## begin

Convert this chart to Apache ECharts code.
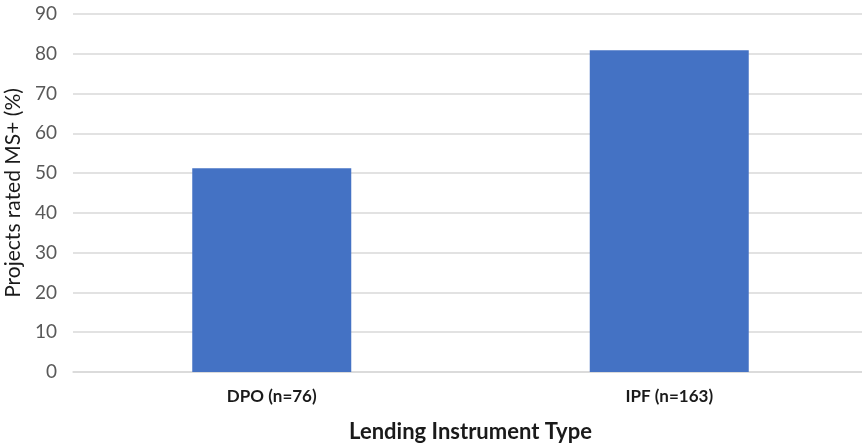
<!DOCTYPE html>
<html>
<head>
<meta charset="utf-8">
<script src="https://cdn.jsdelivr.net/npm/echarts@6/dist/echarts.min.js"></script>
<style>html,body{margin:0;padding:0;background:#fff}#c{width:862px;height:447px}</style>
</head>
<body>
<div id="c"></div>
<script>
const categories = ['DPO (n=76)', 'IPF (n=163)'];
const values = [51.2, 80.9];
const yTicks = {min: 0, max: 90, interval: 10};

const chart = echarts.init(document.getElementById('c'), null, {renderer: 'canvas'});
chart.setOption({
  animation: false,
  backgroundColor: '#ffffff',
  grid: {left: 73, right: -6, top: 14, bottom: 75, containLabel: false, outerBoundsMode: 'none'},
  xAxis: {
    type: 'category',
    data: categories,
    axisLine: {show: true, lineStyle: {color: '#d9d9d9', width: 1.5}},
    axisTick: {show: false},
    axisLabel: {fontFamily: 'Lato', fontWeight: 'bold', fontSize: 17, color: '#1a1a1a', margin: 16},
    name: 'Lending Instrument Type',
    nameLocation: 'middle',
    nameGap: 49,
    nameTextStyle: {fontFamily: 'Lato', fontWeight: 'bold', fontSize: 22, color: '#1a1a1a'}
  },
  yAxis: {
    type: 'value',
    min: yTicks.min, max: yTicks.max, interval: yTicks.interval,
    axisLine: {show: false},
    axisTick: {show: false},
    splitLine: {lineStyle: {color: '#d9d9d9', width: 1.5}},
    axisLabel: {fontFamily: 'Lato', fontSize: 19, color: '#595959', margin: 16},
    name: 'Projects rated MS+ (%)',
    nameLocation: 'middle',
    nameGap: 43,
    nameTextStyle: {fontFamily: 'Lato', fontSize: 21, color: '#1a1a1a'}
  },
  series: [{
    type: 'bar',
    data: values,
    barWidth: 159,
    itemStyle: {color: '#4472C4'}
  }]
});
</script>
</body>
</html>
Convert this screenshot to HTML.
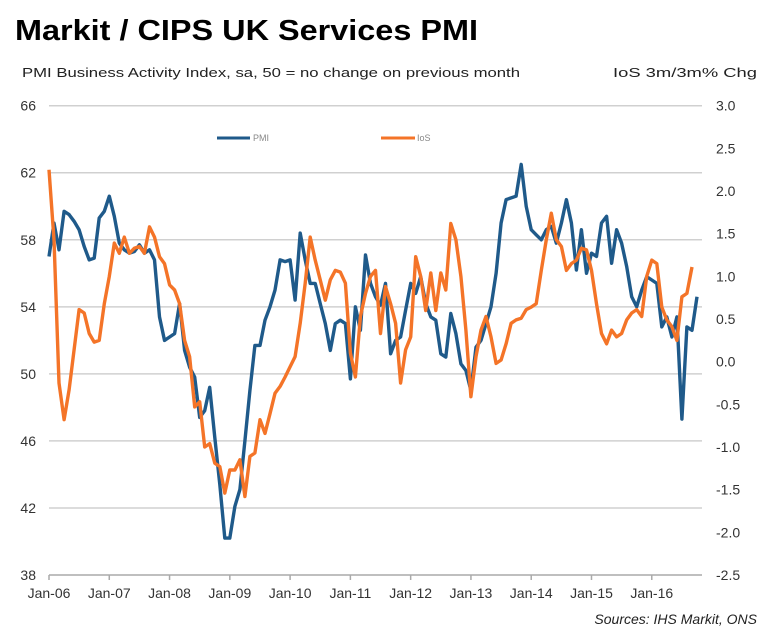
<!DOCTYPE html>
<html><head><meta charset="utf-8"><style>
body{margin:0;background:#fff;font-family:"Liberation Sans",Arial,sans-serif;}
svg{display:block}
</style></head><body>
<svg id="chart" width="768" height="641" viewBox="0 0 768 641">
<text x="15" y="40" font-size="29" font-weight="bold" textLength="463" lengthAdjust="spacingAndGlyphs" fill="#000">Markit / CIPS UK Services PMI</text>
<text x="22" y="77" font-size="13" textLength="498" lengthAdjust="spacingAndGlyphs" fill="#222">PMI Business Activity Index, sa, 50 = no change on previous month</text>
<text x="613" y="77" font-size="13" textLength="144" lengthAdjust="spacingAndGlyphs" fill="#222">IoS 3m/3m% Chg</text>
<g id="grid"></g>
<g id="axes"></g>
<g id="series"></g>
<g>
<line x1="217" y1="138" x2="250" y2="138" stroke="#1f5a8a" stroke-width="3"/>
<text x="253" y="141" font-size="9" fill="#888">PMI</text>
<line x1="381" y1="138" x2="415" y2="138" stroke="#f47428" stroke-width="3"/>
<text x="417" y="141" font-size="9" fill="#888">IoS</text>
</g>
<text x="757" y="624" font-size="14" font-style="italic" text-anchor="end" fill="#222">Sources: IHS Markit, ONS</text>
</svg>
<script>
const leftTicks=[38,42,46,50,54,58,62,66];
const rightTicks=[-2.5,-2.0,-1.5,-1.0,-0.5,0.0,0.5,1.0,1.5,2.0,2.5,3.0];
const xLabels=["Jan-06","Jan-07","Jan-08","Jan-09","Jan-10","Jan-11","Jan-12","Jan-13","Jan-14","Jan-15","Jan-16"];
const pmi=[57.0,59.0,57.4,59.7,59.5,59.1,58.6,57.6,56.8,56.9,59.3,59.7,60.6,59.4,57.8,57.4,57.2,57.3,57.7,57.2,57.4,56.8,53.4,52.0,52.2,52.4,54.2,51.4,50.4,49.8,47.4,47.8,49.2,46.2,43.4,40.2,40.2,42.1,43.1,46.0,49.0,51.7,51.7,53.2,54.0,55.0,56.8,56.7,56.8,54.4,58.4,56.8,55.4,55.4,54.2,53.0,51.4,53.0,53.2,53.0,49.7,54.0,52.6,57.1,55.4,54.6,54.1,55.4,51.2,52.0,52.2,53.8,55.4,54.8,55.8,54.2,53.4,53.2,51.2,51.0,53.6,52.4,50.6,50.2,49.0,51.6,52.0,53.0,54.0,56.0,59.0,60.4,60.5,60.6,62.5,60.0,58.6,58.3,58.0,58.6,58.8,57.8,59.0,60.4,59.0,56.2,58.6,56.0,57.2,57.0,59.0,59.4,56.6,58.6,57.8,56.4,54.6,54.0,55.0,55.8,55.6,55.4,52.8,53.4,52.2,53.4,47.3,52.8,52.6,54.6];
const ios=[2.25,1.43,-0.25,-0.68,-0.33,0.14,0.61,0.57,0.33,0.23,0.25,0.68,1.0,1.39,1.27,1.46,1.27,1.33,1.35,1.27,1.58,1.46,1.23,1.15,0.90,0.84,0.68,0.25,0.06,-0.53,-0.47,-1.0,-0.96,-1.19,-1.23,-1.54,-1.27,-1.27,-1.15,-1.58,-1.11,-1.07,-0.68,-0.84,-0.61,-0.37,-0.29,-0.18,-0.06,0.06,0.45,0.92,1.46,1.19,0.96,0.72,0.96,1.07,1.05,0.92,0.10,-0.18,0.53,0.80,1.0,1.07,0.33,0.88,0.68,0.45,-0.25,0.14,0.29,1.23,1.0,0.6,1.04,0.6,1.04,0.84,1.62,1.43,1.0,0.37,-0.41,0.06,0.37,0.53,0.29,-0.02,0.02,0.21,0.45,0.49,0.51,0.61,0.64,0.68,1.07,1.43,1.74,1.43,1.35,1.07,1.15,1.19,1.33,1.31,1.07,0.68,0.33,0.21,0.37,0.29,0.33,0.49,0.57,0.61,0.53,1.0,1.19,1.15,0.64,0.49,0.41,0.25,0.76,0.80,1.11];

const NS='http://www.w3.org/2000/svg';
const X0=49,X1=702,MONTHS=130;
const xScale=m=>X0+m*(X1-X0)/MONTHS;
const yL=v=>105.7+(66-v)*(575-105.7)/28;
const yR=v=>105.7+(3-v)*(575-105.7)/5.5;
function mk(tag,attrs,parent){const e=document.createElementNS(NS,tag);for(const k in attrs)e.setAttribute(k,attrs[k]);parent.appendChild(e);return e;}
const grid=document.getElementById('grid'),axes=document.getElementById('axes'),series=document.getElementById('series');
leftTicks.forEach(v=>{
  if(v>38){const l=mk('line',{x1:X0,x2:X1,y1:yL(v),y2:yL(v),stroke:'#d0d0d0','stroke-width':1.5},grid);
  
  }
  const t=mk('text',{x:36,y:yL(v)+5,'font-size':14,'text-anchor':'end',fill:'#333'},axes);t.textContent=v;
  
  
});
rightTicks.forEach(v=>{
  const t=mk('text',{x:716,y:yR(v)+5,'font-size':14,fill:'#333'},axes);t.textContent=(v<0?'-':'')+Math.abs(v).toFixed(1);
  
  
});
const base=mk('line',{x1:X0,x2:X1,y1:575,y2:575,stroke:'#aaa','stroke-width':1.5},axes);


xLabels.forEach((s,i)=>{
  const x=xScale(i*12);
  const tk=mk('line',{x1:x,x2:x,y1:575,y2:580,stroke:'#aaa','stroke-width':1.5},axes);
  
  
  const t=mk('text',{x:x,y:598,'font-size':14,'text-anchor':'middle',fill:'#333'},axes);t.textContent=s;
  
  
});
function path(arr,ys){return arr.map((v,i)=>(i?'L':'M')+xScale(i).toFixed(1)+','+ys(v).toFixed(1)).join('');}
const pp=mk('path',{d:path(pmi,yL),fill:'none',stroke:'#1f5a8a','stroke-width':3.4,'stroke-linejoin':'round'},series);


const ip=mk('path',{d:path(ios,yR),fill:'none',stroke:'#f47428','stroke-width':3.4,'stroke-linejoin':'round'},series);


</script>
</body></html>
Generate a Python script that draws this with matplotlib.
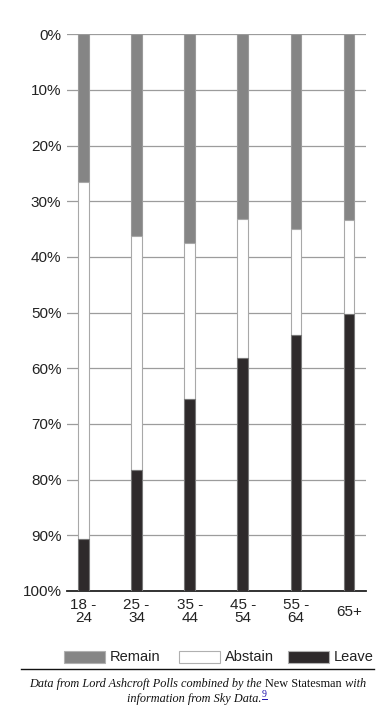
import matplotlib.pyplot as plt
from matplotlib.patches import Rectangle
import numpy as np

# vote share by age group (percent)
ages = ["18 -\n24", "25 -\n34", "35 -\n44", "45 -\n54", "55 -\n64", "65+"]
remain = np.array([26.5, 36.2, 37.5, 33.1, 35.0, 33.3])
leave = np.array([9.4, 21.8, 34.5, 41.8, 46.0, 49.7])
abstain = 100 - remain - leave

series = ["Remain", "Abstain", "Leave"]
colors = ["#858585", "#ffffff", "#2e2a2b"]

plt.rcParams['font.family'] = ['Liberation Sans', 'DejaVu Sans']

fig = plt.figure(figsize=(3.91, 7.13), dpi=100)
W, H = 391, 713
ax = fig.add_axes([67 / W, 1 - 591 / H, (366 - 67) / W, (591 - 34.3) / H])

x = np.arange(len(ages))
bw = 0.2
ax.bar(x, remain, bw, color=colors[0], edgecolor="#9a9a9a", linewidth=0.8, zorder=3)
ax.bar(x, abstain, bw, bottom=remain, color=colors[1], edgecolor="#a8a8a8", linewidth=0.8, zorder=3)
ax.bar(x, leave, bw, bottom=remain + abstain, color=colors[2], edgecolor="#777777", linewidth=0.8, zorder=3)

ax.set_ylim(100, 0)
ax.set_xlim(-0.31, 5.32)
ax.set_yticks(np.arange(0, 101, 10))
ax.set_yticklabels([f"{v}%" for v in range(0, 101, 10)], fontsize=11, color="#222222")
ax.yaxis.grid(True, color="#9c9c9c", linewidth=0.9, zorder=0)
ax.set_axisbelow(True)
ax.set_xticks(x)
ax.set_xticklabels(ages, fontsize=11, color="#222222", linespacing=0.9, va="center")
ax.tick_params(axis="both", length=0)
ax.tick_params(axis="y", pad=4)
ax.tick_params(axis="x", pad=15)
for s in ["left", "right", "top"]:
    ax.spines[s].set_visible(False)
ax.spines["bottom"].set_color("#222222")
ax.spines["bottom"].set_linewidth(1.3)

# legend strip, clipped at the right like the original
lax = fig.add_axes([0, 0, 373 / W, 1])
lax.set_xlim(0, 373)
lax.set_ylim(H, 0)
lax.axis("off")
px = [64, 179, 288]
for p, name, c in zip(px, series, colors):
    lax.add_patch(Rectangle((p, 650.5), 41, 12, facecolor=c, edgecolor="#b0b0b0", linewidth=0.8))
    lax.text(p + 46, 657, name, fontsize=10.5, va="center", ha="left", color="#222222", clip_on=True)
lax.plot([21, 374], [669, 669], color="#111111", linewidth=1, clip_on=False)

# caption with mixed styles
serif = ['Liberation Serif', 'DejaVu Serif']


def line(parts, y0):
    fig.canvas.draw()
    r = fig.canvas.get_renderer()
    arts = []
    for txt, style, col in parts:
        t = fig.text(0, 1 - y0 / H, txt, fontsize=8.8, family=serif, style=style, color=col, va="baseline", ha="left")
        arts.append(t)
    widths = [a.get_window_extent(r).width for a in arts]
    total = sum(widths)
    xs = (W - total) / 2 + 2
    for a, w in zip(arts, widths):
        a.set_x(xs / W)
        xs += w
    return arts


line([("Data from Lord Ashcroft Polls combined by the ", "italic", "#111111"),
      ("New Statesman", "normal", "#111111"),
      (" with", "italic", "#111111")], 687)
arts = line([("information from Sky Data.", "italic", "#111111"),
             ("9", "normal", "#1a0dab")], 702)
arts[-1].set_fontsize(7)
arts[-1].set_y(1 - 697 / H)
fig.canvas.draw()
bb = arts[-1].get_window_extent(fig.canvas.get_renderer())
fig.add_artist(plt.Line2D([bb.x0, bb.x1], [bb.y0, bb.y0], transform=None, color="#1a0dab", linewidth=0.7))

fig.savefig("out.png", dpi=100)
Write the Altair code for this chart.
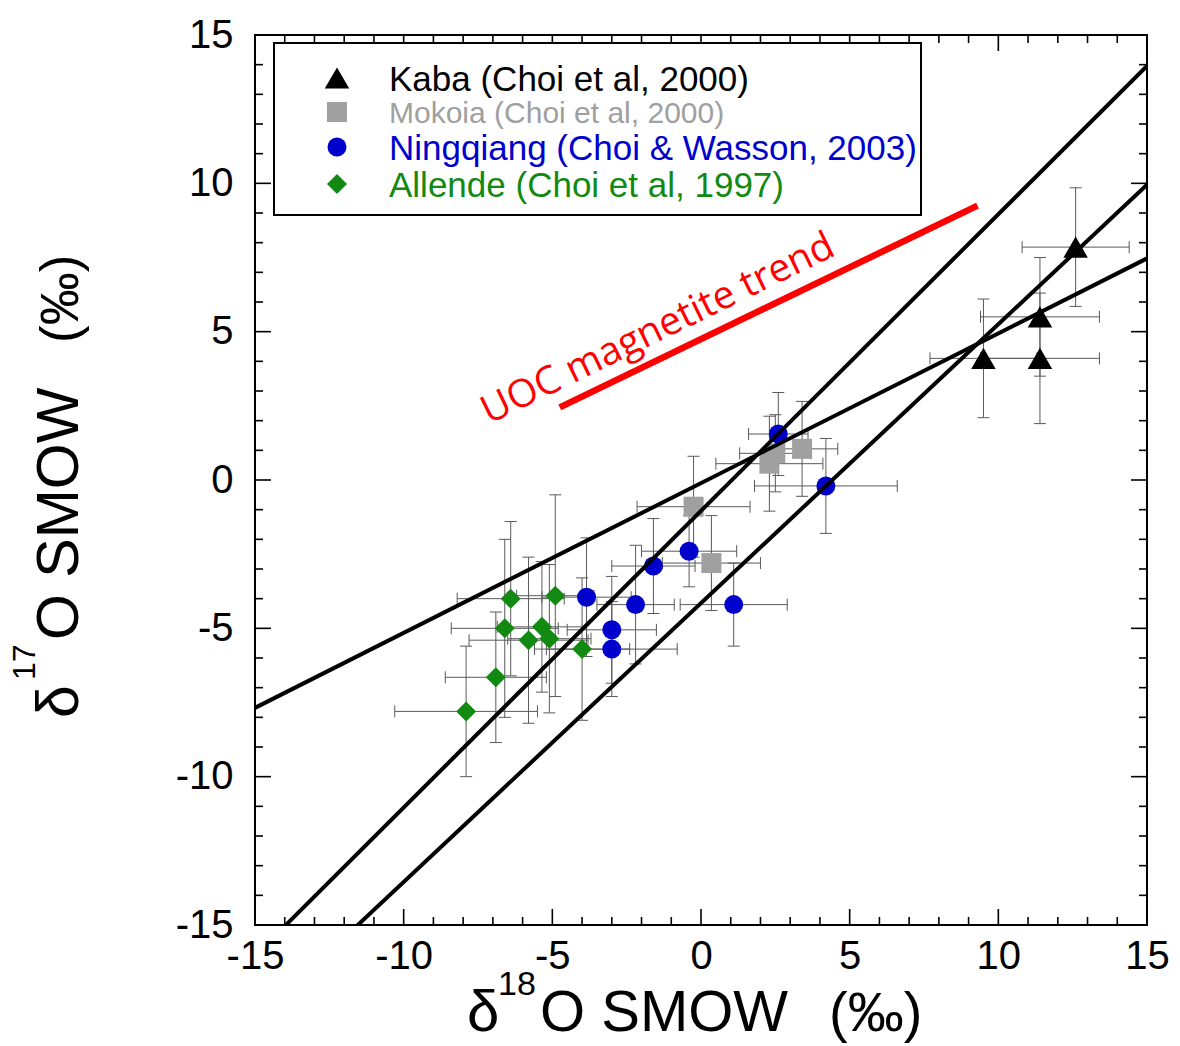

## end

▸ **Given instruction**
Return a copy of every line that includes the word "this".

▸ **Written solution**
Convert this chart to Apache ECharts code.
Convert this screenshot to HTML.
Generate a Python script that draws this with matplotlib.
Write the Altair code for this chart.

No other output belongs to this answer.